PGA Tour 2K25 is not just a pretty golf game. It layers.

  • Precision swing mechanics
  • Detailed ball physics
  • Dynamic course conditions
  • A fairly demanding course creation suite

Running all of that locally on a handheld-hybrid at full feature parity will tell us a lot about:

  • CPU headroom for AI-heavy or physics-heavy sports sims
  • How much simulation the system can support without leaning on cloud streaming

The better PGA performs, the more confident studios can be about bringing robust, system-heavy sports titles like football or hockey to Switch 2 in full form.
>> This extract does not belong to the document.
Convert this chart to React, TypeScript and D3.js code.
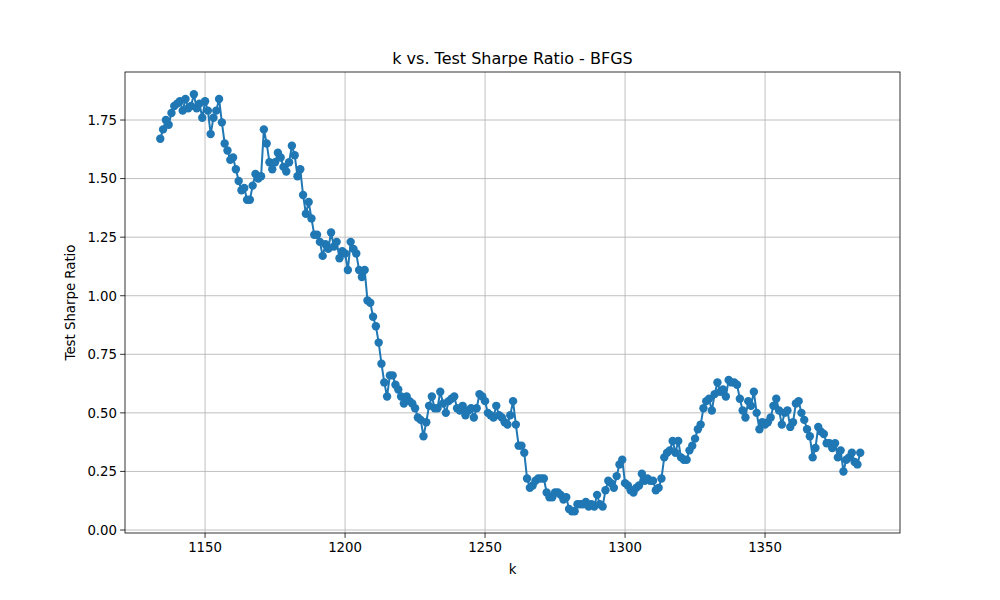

It answers a long-standing complaint from Nintendo-focused players

For years, sports fans who primarily play on Nintendo hardware have had to choose between convenience and completeness. They could:

  • Play portable, usually with missing modes
  • Or play the full game on a different console or PC

PGA Tour 2K25 on Switch 2 is a concrete example of “you get both.” You can:

  • Grind through MyCAREER on the couch or during a commute
  • Jump into cross-platform Societies at home on the TV
  • Design and test courses without switching platforms

If that blend of portability and parity catches on, it could reshape how sports publishers think about Nintendo in franchise planning.

What to watch next

A few questions will determine how big a deal this truly becomes.

  • Performance and visual targets: How close can the Switch 2 version get to PS5/Series visual settings while still hitting stable frame rates?
  • Update cadence: Will title updates, new Societies events and balance tweaks arrive on Switch 2 on the same schedule as other platforms?
  • Sales and engagement: If Switch 2 owners actually show up for a full-price, feature-complete sim, that is a powerful data point for 2K and its competitors.

If those pieces fall into place, PGA Tour 2K25 will not just be “a golf game that also hits Switch 2.” It will be an early proof that Nintendo’s new hardware can host the same kind of deep, annualized sports ecosystems that have long treated Nintendo players as second-class citizens.

And for a platform still building its launch-year identity, that is a quietly important win.